Блестящая критика всех этих домыслов есть у Скалларда. Здесь скажем только, что в жизни Публия в Риме и до и после Испании случалось очень много важных событий: он был выбран эдилом, полководцем для ведения иберийской войны, он женился, влюблялся, поддерживал своих друзей на выборах и т. д. О Полибии мы подробно говорили выше (примечание 23). Что же до духа римской религии, то Скаллард справедливо замечает, что сообщения о ночных посещениях Сципионом храма ничуть не шокируют многочисленных римлян, которые об этом сообщают.
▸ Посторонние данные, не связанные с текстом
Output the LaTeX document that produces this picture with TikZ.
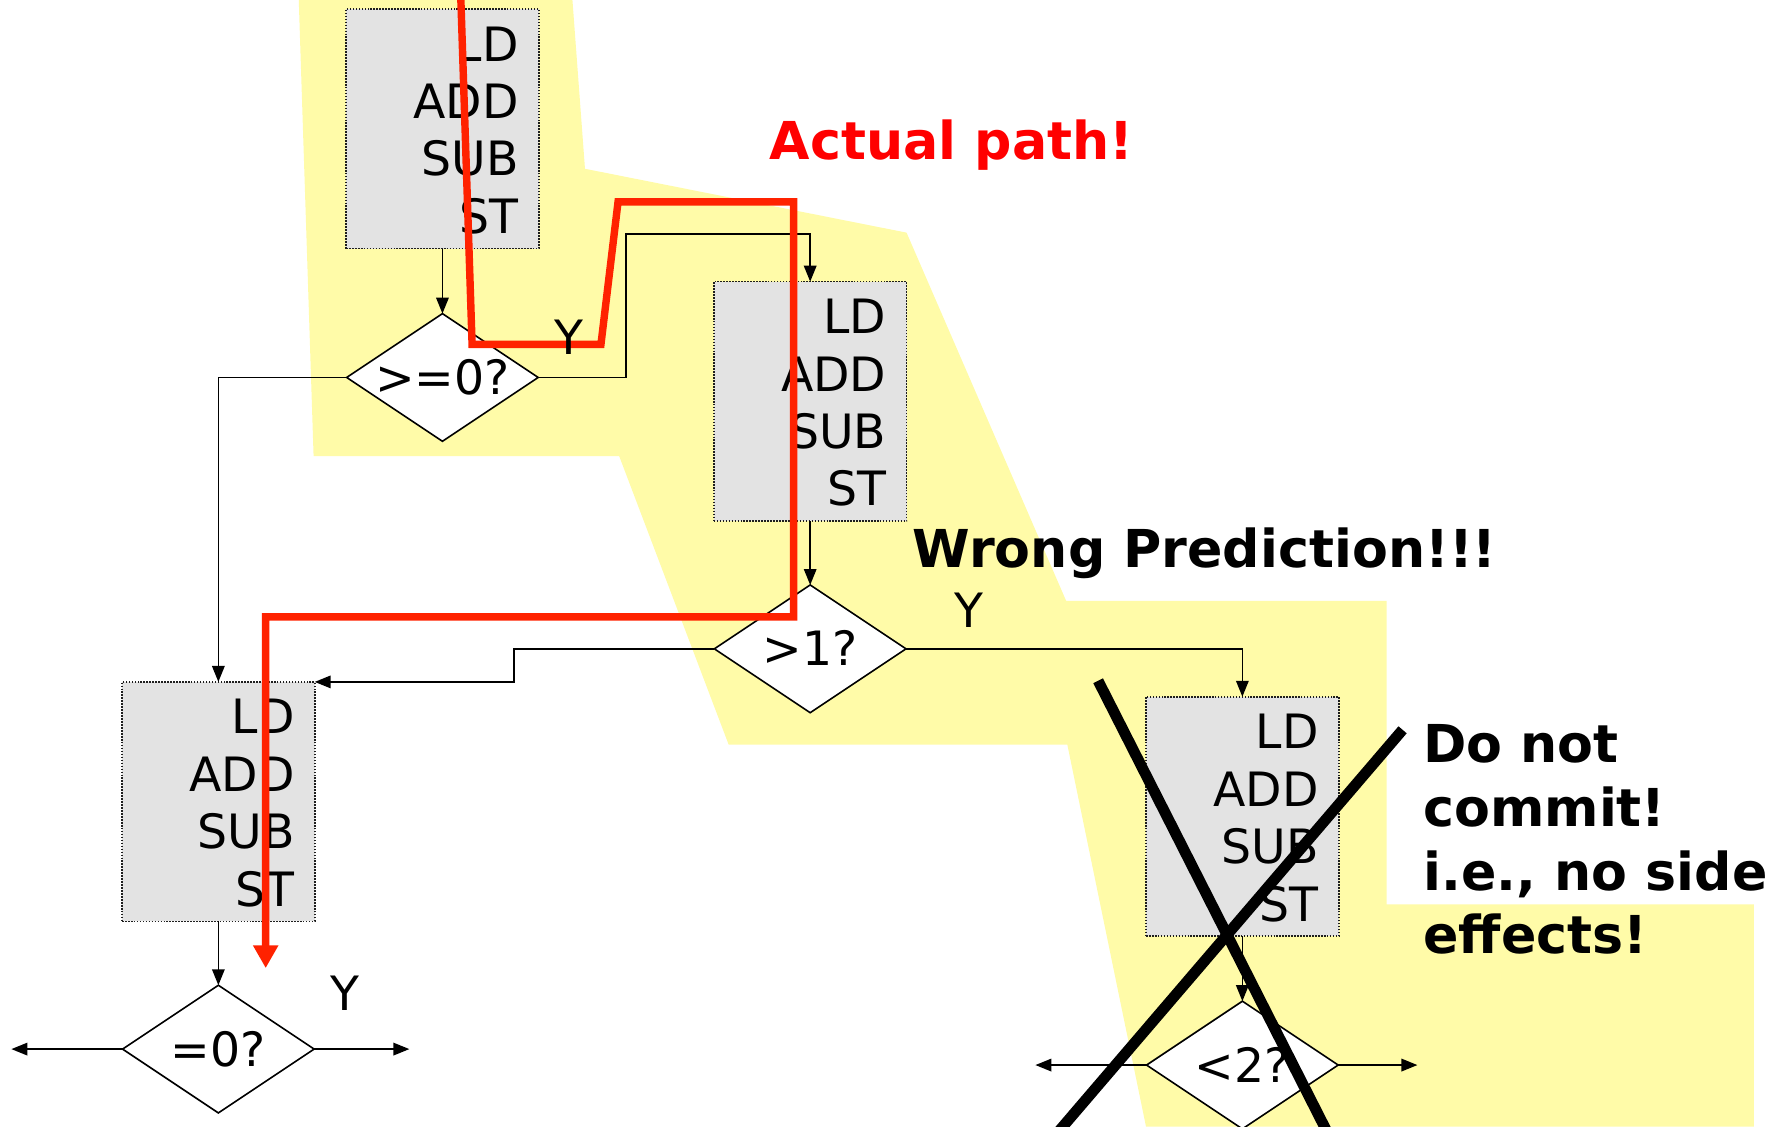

От себя добавлю, что вообще многие черты характера и поведения Сципиона не соответствуют духу римской религии, государственности и проч. И об этом римские авторы повествуют с удивлением, но не отрицают напрочь, как делает Хейвуд. Соображение о собаках меня просто поражает. Скажу только, что существуют люди, на которых собаки никогда не лают, и мне таких людей приходилось видеть. Скаллард полагает, что собаки хорошо уже знали Публия.
27
Ливий иначе определяет численность его войск. По его расчетам у Газдрубала было 54 тысячи пехоты и 500 конницы. Впрочем, он не слишком настаивает на этих цифрах, замечая, что другие источники называют число 70 тысяч (Liv., XXVIII, 12). Аппиан говорит о 70 тысячах пехотинцев, 5 тысячах всадников и 36 слонах, хотя он пользовался не Полибием (Арр. Hiber., 100). Тем не менее Скаллард принимает данные Ливия (Scullard Н. Н. Scipio Africanus… p.88).
28
Есть некоторые указания на то, что Сципион вообще любил поздно вставать. Плутарх пишет: "Афиняне ставили в вину Кимону его склонность выпить, а римляне Сципиону - его склонность поспать, потому что они не могли придумать в отношении их ничего другого" (Praecept. ger. rei publ., 800 Е).
29
Полностью речь Сципиона к войскам есть у Полибия и Ливия. Ничего общего в этих двух речах нет. Я не верю ни одной. У Ливия просто одна риторика. Так мог говорить какой-нибудь модный учитель эпохи Августа, а не римский полководец времен Ганнибаловой войны в дикой стране перед восставшими войсками. Речь Полибия слишком спокойна и разумна. Кажется, что слышишь греческого философа, мирно беседующего с друзьями. Боюсь, что никто из воинов не смог бы запомнить и повторить слова Сципиона. Тем более там не было Лелия. Осталось только впечатление чего-то страшного.